Prompt: Copy out the listing in full, exactly as written, but not its pictures.
= = = = = = =
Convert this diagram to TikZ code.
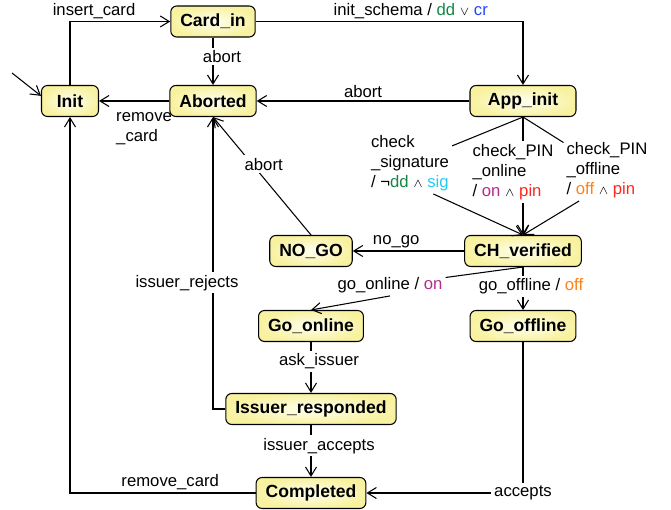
\documentclass[tikz,border=0pt]{standalone}
\usepackage{fontspec}
\setmainfont{Liberation Sans}
\usepackage{tikz}
\usetikzlibrary{arrows.meta}

\definecolor{stfill}{RGB}{248,242,160}
\definecolor{stcore}{RGB}{255,255,240}
\definecolor{ddgreen}{RGB}{20,135,70}
\definecolor{crblue}{RGB}{35,70,250}
\definecolor{sigcyan}{RGB}{40,200,240}
\definecolor{onpurple}{RGB}{180,40,140}
\definecolor{pinred}{RGB}{250,40,30}
\definecolor{offorange}{RGB}{255,130,20}

\newcommand\andop{\ensuremath{\scriptstyle\wedge}}
\newcommand\orop{\ensuremath{\scriptstyle\vee}}

\tikzset{
  stbox/.style={draw=black, rounded corners=0.12cm, inner color=stcore, outer color=stfill,
                minimum height=0.62cm, inner xsep=0.19cm, font=\bfseries},
  lbl/.style={inner sep=1.5pt},
  tr/.style={-{Straight Barb[length=1.8mm,width=2.2mm]}},
}

\begin{document}
\begin{tikzpicture}[line width=0.6pt, font=\fontsize{9.5}{11.4}\selectfont]
    \useasboundingbox (0,0) rectangle (13.42,-10.2);
    % states
    \node[stbox, minimum width=1.14cm] (Init)    at ( 1.40,-2.02) {Init};
    \node[stbox]                       (CardIn)  at ( 4.26,-0.43) {Card\_in};
    \node[stbox]                       (Aborted) at ( 4.26,-2.02) {Aborted};
    \node[stbox, minimum width=2.12cm] (AppInit) at (10.46,-2.02) {App\_init};
    \node[stbox]                       (NoGo)    at ( 6.22,-5.02) {NO\_GO};
    \node[stbox]                       (CHver)   at (10.46,-5.02) {CH\_verified};
    \node[stbox]                       (GoOn)    at ( 6.22,-6.52) {Go\_online};
    \node[stbox]                       (GoOff)   at (10.46,-6.52) {Go\_offline};
    \node[stbox]                       (IssResp) at ( 6.22,-8.18) {Issuer\_responded};
    \node[stbox]                       (Completed) at ( 6.22,-9.86) {Completed};
    % labels the edges pass through
    \node[lbl, align=left] (chksig) at ( 8.20,-3.26) {check\\\_signature\\/ ¬\textcolor{ddgreen}{dd} \andop{} \textcolor{sigcyan}{sig}};
    \node[lbl, align=left] (chkon)  at (10.26,-3.44) {check\_PIN\\\_online\\/ \textcolor{onpurple}{on} \andop{} \textcolor{pinred}{pin}};
    \node[lbl, align=left] (chkoff) at (12.14,-3.40) {check\_PIN\\\_offline\\/ \textcolor{offorange}{off} \andop{} \textcolor{pinred}{pin}};
    \node[lbl] (goon) at ( 7.80,-5.70) {go\_online / \textcolor{onpurple}{on}};
    \node[lbl] (acc)  at (GoOff |- Completed) {accepts};
    % transitions
    \coordinate (start) at (0.24,-1.46);
    \draw[tr] (start) -- (Init.170);
    \draw[tr] (Init.north) |- node[lbl, above, pos=0.62] {insert\_card} (CardIn.west);
    \draw[tr] (CardIn.east) -| node[lbl, above, pos=0.29] {init\_schema / \textcolor{ddgreen}{dd} \orop{} \textcolor{crblue}{cr}} (AppInit.north);
    \draw[tr] (CardIn) -- node[lbl, fill=white, pos=0.4, xshift=0.18cm] {abort} (Aborted);
    \draw[tr] (AppInit) -- node[lbl, above] {abort} (Aborted);
    \draw[tr] (Aborted) -- node[lbl, anchor=north west, align=left, pos=0.8, yshift=-0.16cm] {remove\\\_card} (Init);
    \draw (AppInit.south) -- (chksig);
    \draw[tr] (chksig.-53) -- (CHver.north);
    \draw (AppInit.south) -- (AppInit.south |- chkon.north);
    \draw[tr] (CHver.north |- chkon.south) -- (CHver.north);
    \draw (AppInit.south) -- (chkoff);
    \draw[tr] (chkoff.-132) -- (CHver.north);
    \draw[tr] (CHver) -- node[lbl, above, pos=0.61] {no\_go} (NoGo);
    \draw (CHver.south) -- (goon);
    \draw[tr] (goon.south) -- (GoOn.north);
    \draw[tr] (CHver) -- node[lbl, fill=white, pos=0.45, xshift=0.16cm] {go\_offline / \textcolor{offorange}{off}} (GoOff);
    \draw[tr] (NoGo.north) -- node[lbl, fill=white, pos=0.6, xshift=0.23cm] {abort} (Aborted.south);
    \draw[tr] (IssResp.west) -| node[lbl, fill=white, pos=0.716, xshift=-0.52cm] {issuer\_rejects} (Aborted.south);
    \draw[tr] (GoOn) -- node[lbl, fill=white, pos=0.38, xshift=0.16cm] {ask\_issuer} (IssResp);
    \draw[tr] (IssResp) -- node[lbl, fill=white, pos=0.4, xshift=0.16cm] {issuer\_accepts} (Completed);
    \draw (GoOff) -- (acc);
    \draw[tr] (acc) -- (Completed);
    \draw[tr] (Completed.west) -| node[lbl, above, pos=0.23] {remove\_card} (Init.south);
\end{tikzpicture}
\end{document}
= = = = = = =
Complete response:
Convert this diagram to TikZ code.
\documentclass[tikz,border=0pt]{standalone}
\usepackage{fontspec}
\setmainfont{Liberation Sans}
\usepackage{tikz}
\usetikzlibrary{arrows.meta}

\definecolor{stfill}{RGB}{248,242,160}
\definecolor{stcore}{RGB}{255,255,240}
\definecolor{ddgreen}{RGB}{20,135,70}
\definecolor{crblue}{RGB}{35,70,250}
\definecolor{sigcyan}{RGB}{40,200,240}
\definecolor{onpurple}{RGB}{180,40,140}
\definecolor{pinred}{RGB}{250,40,30}
\definecolor{offorange}{RGB}{255,130,20}

\newcommand\andop{\ensuremath{\scriptstyle\wedge}}
\newcommand\orop{\ensuremath{\scriptstyle\vee}}

\tikzset{
  stbox/.style={draw=black, rounded corners=0.12cm, inner color=stcore, outer color=stfill,
                minimum height=0.62cm, inner xsep=0.19cm, font=\bfseries},
  lbl/.style={inner sep=1.5pt},
  tr/.style={-{Straight Barb[length=1.8mm,width=2.2mm]}},
}

\begin{document}
\begin{tikzpicture}[line width=0.6pt, font=\fontsize{9.5}{11.4}\selectfont]
    \useasboundingbox (0,0) rectangle (13.42,-10.2);
    % states
    \node[stbox, minimum width=1.14cm] (Init)    at ( 1.40,-2.02) {Init};
    \node[stbox]                       (CardIn)  at ( 4.26,-0.43) {Card\_in};
    \node[stbox]                       (Aborted) at ( 4.26,-2.02) {Aborted};
    \node[stbox, minimum width=2.12cm] (AppInit) at (10.46,-2.02) {App\_init};
    \node[stbox]                       (NoGo)    at ( 6.22,-5.02) {NO\_GO};
    \node[stbox]                       (CHver)   at (10.46,-5.02) {CH\_verified};
    \node[stbox]                       (GoOn)    at ( 6.22,-6.52) {Go\_online};
    \node[stbox]                       (GoOff)   at (10.46,-6.52) {Go\_offline};
    \node[stbox]                       (IssResp) at ( 6.22,-8.18) {Issuer\_responded};
    \node[stbox]                       (Completed) at ( 6.22,-9.86) {Completed};
    % labels the edges pass through
    \node[lbl, align=left] (chksig) at ( 8.20,-3.26) {check\\\_signature\\/ ¬\textcolor{ddgreen}{dd} \andop{} \textcolor{sigcyan}{sig}};
    \node[lbl, align=left] (chkon)  at (10.26,-3.44) {check\_PIN\\\_online\\/ \textcolor{onpurple}{on} \andop{} \textcolor{pinred}{pin}};
    \node[lbl, align=left] (chkoff) at (12.14,-3.40) {check\_PIN\\\_offline\\/ \textcolor{offorange}{off} \andop{} \textcolor{pinred}{pin}};
    \node[lbl] (goon) at ( 7.80,-5.70) {go\_online / \textcolor{onpurple}{on}};
    \node[lbl] (acc)  at (GoOff |- Completed) {accepts};
    % transitions
    \coordinate (start) at (0.24,-1.46);
    \draw[tr] (start) -- (Init.170);
    \draw[tr] (Init.north) |- node[lbl, above, pos=0.62] {insert\_card} (CardIn.west);
    \draw[tr] (CardIn.east) -| node[lbl, above, pos=0.29] {init\_schema / \textcolor{ddgreen}{dd} \orop{} \textcolor{crblue}{cr}} (AppInit.north);
    \draw[tr] (CardIn) -- node[lbl, fill=white, pos=0.4, xshift=0.18cm] {abort} (Aborted);
    \draw[tr] (AppInit) -- node[lbl, above] {abort} (Aborted);
    \draw[tr] (Aborted) -- node[lbl, anchor=north west, align=left, pos=0.8, yshift=-0.16cm] {remove\\\_card} (Init);
    \draw (AppInit.south) -- (chksig);
    \draw[tr] (chksig.-53) -- (CHver.north);
    \draw (AppInit.south) -- (AppInit.south |- chkon.north);
    \draw[tr] (CHver.north |- chkon.south) -- (CHver.north);
    \draw (AppInit.south) -- (chkoff);
    \draw[tr] (chkoff.-132) -- (CHver.north);
    \draw[tr] (CHver) -- node[lbl, above, pos=0.61] {no\_go} (NoGo);
    \draw (CHver.south) -- (goon);
    \draw[tr] (goon.south) -- (GoOn.north);
    \draw[tr] (CHver) -- node[lbl, fill=white, pos=0.45, xshift=0.16cm] {go\_offline / \textcolor{offorange}{off}} (GoOff);
    \draw[tr] (NoGo.north) -- node[lbl, fill=white, pos=0.6, xshift=0.23cm] {abort} (Aborted.south);
    \draw[tr] (IssResp.west) -| node[lbl, fill=white, pos=0.716, xshift=-0.52cm] {issuer\_rejects} (Aborted.south);
    \draw[tr] (GoOn) -- node[lbl, fill=white, pos=0.38, xshift=0.16cm] {ask\_issuer} (IssResp);
    \draw[tr] (IssResp) -- node[lbl, fill=white, pos=0.4, xshift=0.16cm] {issuer\_accepts} (Completed);
    \draw (GoOff) -- (acc);
    \draw[tr] (acc) -- (Completed);
    \draw[tr] (Completed.west) -| node[lbl, above, pos=0.23] {remove\_card} (Init.south);
\end{tikzpicture}
\end{document}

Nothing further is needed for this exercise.